Challenge -> Write out again, unaltered, the lines from the start through the line containing "import plotly.graph_objects as go".
((
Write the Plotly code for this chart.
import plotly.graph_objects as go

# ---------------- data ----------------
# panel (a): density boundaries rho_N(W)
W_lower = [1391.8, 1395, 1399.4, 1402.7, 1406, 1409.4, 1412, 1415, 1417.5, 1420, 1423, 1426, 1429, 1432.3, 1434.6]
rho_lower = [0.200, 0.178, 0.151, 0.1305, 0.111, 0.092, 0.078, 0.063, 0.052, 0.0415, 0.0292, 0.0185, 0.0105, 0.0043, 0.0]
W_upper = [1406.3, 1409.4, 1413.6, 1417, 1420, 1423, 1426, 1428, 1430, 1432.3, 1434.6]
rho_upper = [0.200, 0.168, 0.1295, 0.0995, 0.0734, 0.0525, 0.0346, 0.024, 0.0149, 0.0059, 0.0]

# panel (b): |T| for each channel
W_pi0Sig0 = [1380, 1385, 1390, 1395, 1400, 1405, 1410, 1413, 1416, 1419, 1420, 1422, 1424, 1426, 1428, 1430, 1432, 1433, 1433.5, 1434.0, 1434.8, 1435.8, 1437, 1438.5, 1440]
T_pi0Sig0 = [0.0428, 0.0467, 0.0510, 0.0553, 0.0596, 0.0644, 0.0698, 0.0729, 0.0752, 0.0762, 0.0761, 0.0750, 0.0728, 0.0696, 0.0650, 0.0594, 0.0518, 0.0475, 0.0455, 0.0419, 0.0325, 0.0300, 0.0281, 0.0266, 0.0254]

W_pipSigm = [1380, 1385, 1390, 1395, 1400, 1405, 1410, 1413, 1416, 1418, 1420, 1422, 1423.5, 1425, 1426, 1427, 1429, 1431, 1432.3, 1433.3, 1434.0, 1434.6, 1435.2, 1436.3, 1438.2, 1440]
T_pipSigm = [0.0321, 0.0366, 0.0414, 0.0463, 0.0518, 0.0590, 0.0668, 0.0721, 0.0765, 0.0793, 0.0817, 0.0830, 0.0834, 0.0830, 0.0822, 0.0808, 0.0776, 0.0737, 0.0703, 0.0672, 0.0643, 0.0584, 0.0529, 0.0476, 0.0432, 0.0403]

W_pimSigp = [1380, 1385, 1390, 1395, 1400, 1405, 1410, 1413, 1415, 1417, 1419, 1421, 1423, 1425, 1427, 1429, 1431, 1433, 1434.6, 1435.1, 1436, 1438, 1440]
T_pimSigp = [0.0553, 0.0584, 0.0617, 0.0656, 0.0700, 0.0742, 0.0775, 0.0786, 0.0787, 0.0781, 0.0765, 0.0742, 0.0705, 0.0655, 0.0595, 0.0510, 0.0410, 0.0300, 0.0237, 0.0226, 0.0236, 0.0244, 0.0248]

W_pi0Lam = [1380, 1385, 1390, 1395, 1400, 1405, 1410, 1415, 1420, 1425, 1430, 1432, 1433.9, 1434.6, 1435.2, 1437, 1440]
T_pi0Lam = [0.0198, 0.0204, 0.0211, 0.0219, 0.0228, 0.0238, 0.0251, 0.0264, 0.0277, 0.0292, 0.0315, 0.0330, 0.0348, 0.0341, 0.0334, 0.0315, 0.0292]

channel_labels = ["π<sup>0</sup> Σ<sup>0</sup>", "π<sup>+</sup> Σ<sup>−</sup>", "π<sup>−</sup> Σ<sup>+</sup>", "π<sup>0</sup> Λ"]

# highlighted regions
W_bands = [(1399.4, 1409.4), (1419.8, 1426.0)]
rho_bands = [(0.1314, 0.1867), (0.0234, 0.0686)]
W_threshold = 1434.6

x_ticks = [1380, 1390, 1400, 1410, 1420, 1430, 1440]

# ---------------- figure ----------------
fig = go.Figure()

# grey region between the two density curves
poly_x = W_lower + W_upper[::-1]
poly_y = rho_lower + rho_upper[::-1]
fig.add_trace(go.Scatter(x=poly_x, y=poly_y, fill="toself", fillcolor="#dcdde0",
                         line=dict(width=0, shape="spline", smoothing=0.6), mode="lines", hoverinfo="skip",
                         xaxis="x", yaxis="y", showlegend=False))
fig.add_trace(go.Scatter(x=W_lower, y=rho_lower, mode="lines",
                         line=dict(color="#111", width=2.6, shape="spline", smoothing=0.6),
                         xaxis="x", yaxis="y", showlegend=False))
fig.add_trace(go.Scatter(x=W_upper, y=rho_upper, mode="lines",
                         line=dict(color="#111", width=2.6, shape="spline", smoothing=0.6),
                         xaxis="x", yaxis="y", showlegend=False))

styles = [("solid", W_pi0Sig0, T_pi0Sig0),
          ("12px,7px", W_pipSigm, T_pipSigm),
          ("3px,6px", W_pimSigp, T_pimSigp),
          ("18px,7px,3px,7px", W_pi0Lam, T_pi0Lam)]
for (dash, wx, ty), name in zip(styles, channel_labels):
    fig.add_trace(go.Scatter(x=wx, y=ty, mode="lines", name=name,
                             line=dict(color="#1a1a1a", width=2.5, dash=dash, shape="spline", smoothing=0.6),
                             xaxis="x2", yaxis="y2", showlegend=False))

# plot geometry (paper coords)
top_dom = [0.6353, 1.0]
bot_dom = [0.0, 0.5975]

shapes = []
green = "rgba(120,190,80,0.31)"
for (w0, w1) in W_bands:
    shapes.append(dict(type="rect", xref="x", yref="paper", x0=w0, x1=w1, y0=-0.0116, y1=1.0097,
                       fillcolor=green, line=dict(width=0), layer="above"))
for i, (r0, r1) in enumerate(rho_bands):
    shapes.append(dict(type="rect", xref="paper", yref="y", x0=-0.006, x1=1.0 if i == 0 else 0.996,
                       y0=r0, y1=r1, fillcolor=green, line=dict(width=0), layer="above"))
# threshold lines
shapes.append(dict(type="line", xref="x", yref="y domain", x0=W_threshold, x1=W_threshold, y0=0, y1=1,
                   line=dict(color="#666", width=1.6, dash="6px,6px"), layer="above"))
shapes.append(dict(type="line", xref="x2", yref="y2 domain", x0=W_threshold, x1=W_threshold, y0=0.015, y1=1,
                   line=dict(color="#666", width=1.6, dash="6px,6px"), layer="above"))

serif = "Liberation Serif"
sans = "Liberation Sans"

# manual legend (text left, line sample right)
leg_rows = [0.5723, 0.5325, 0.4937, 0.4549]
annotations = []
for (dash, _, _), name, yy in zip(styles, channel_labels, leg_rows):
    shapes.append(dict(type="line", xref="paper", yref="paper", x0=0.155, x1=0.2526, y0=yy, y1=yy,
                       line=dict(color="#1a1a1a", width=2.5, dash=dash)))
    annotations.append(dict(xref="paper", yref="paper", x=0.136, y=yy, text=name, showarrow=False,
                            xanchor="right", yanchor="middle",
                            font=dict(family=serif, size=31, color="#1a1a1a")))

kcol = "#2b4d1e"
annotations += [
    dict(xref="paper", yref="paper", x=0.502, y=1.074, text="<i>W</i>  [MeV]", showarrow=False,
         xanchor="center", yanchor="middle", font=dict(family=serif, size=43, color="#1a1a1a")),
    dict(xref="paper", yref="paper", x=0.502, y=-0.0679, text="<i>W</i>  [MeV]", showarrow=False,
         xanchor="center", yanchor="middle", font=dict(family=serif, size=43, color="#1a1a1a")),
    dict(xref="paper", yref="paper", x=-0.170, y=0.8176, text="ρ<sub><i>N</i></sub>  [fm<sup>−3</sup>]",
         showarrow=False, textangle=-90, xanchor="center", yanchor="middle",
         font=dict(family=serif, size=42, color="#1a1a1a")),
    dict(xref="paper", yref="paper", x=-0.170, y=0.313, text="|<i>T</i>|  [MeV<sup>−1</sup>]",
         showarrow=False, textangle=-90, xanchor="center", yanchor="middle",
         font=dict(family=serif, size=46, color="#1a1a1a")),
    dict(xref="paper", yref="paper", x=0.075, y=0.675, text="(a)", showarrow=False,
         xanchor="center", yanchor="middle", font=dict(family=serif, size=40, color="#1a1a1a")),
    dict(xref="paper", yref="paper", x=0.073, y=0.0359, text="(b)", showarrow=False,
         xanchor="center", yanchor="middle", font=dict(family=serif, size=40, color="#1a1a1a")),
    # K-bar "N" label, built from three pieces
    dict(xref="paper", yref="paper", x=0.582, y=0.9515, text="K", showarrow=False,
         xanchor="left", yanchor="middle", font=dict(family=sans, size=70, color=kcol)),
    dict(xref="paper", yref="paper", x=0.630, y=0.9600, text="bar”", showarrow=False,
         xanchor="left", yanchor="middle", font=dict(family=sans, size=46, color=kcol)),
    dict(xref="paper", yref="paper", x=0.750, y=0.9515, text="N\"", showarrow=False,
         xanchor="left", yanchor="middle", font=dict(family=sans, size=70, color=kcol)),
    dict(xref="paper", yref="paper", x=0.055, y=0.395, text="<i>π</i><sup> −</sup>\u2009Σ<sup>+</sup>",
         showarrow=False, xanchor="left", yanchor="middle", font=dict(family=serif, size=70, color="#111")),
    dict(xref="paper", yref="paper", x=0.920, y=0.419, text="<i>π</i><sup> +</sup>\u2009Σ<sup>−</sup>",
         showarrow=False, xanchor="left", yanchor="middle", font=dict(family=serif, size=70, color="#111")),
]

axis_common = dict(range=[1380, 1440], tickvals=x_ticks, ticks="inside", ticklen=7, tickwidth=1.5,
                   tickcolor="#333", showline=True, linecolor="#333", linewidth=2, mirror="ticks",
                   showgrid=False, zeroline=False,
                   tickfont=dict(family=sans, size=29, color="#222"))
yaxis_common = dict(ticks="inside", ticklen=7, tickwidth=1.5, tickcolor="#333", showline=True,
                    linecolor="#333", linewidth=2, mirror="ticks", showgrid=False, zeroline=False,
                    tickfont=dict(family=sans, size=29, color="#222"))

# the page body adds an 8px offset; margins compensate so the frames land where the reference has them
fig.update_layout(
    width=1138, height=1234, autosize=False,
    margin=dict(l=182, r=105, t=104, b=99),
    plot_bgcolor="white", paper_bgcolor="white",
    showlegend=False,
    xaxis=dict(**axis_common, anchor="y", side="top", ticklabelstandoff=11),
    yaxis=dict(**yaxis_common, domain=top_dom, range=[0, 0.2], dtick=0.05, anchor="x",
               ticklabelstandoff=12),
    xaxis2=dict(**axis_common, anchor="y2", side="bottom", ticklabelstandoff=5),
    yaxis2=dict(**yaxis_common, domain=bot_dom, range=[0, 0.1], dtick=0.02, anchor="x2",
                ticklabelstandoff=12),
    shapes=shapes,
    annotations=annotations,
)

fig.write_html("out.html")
))
Answer to the task ->
Write the Plotly code for this chart.
import plotly.graph_objects as go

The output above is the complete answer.